- Born: Serhii Petrovych Buslenko March 4, 1959 (age 66) Rivne

= Serhii Buslenko =

Ukrainian photographer (born 1959)

Serhii Petrovych Buslenko (Сергій Петрович Бусленко, born 4 March 1959, Rivne) is a Ukrainian photographer. MFIAP (2012), EFIAP/g and official representative of the Fédération Internationale de l'Art Photographique in Ukraine. He is a member of the Royal Photographic Society of Great Britain (1994), the American Photographic Association (official representative in Ukraine), the European Union of Professional Photographers, and the National Union of Photographers of Ukraine.

==Biography==
Head of the Rivne Regional Organization of the National Union of Photographers of Ukraine and the Chas Photo Club.

He speaks English.

==Creative work==
In 1985, he began to practice artistic photography.

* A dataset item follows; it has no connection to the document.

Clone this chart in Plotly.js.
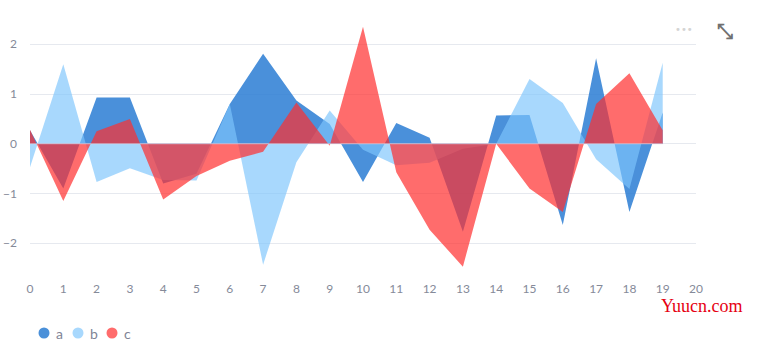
<!DOCTYPE html>
<html>
<head>
<meta charset="utf-8">
<script src="https://cdn.plot.ly/plotly-3.0.1.min.js"></script>
<style>html,body{margin:0;padding:0;background:#fff;}#chart{width:762px;height:357px;}</style>
</head>
<body>
<div id="chart"></div>
<script>
var xValues = [0,1,2,3,4,5,6,7,8,9,10,11,12,13,14,15,16,17,18,19];
var seriesNames = ['a','b','c'];
var seriesA = [0.27,-0.9,0.93,0.93,-0.8,-0.6,0.8,1.81,0.87,0.4,-0.77,0.42,0.12,-1.77,0.57,0.58,-1.63,1.72,-1.37,0.63];
var seriesB = [-0.47,1.6,-0.77,-0.49,-0.73,-0.74,0.8,-2.43,-0.37,0.67,-0.12,-0.43,-0.38,-0.1,0.0,1.3,0.82,-0.31,-0.91,1.63];
var seriesC = [0.28,-1.15,0.25,0.5,-1.12,-0.65,-0.34,-0.16,0.83,-0.04,2.35,-0.57,-1.73,-2.47,0.0,-0.9,-1.37,0.8,1.42,0.27];
var xTickVals = [0,1,2,3,4,5,6,7,8,9,10,11,12,13,14,15,16,17,18,19,20];
var yTickVals = [-2,-1,0,1,2];

var fillColors = ['rgba(42,125,211,0.85)','rgba(126,197,252,0.67)','rgba(255,45,45,0.7)'];
var legendColors = ['#4a90d9','#a8d8fd','#ff6c6c'];
var allSeries = [seriesA, seriesB, seriesC];

var traces = allSeries.map(function(s, i){
  return {
    x: xValues, y: s, type: 'scatter', mode: 'lines', name: seriesNames[i],
    fill: 'tozeroy', fillcolor: fillColors[i],
    line: {width: 0, color: fillColors[i]}, hoverinfo: 'skip', showlegend: false
  };
});

// plot area in pixels: left 30, right 696, top 20, bottom 280
var L = 30, R = 696, T = 20, B = 280;
function px(x){ return (x - L) / (R - L); }
function py(y){ return (B - y) / (B - T); }

var shapes = [{
  type: 'line', xref: 'x', yref: 'y', x0: xValues[0], x1: xValues[xValues.length-1], y0: 0, y1: 0,
  layer: 'above', line: {color: 'rgba(228,214,228,0.6)', width: 1}
}];
var annotations = [];
var legendX = [44, 78, 112];
seriesNames.forEach(function(n, i){
  shapes.push({
    type: 'circle', xref: 'paper', yref: 'paper', xsizemode: 'pixel', ysizemode: 'pixel',
    xanchor: px(legendX[i]), yanchor: py(333), x0: -5.5, x1: 5.5, y0: -5.5, y1: 5.5,
    fillcolor: legendColors[i], line: {width: 0}
  });
  annotations.push({
    xref: 'paper', yref: 'paper', x: px(legendX[i] + 10), y: py(333), xanchor: 'left', yanchor: 'middle',
    text: n, showarrow: false, font: {family: 'Lato, "Open Sans", sans-serif', size: 14, color: '#7f8496'}
  });
});
annotations.push({
  xref: 'paper', yref: 'paper', x: px(684), y: py(30), xanchor: 'center', yanchor: 'middle',
  text: '•••', showarrow: false, font: {family: 'DejaVu Sans', size: 10, color: '#d4d4d4'}
});
annotations.push({
  xref: 'paper', yref: 'paper', x: px(725), y: py(31), xanchor: 'center', yanchor: 'middle',
  text: '<b>⤡</b>', showarrow: false, font: {family: 'DejaVu Sans', size: 20, color: '#707070'}
});
annotations.push({
  xref: 'paper', yref: 'paper', x: px(702), y: py(306), xanchor: 'center', yanchor: 'middle',
  text: 'Yuucn.com', showarrow: false, font: {family: '"Liberation Serif", serif', size: 18, color: '#e60012'}
});

var layout = {
  width: 762, height: 357,
  margin: {l: L, r: 762 - R, t: T, b: 357 - B, pad: 0},
  paper_bgcolor: '#ffffff', plot_bgcolor: '#ffffff',
  showlegend: false,
  font: {family: 'Lato, "Open Sans", sans-serif', size: 12, color: '#858a99'},
  xaxis: {
    range: [0, 20], tickmode: 'array', tickvals: xTickVals, ticktext: xTickVals.map(String),
    showgrid: false, zeroline: false, showline: false, ticks: '',
    tickfont: {size: 12, color: '#858a99'}, fixedrange: true
  },
  yaxis: {
    range: [-2.738, 2.488], tickmode: 'array', tickvals: yTickVals,
    showgrid: true, gridcolor: '#e6e9ef', gridwidth: 1, zeroline: false, showline: false, ticks: '',
    ticklabelstandoff: 12, tickfont: {size: 12, color: '#858a99'}, fixedrange: true
  },
  shapes: shapes,
  annotations: annotations
};

Plotly.newPlot('chart', traces, layout, {displayModeBar: false, staticPlot: true});
</script>
</body>
</html>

Since 1997, he has been fond of underwater photography.

Participant of 650 international exhibitions and competitions, as well as 28 personal exhibitions in Ukraine, China, Croatia, Hungary, Germany, Greece, France, Poland, Romania, Switzerland, Taiwan.

His works have been published in Digital Photographer, Photography yearbook, Photo Suisse, Foto-video, Popular Photography, Die Magie der Fotografie, Fotomagazin, Chasseur d'images, Photo grafoz, Foto, DFOTO.

==Awards and honors==
- Master of Photography of the International Federation of Photographic Arts (2012)
- Honored Artist of the International Federation of Photographic Arts with a gold medal
- 35 gold medals
- 5 grand prix
- honorary member of the Horizon (Sibiu, Romania) and Nufarul (Oradea, Romania) photo clubs
- two-year presidential scholarships (2012, 2015, 2021).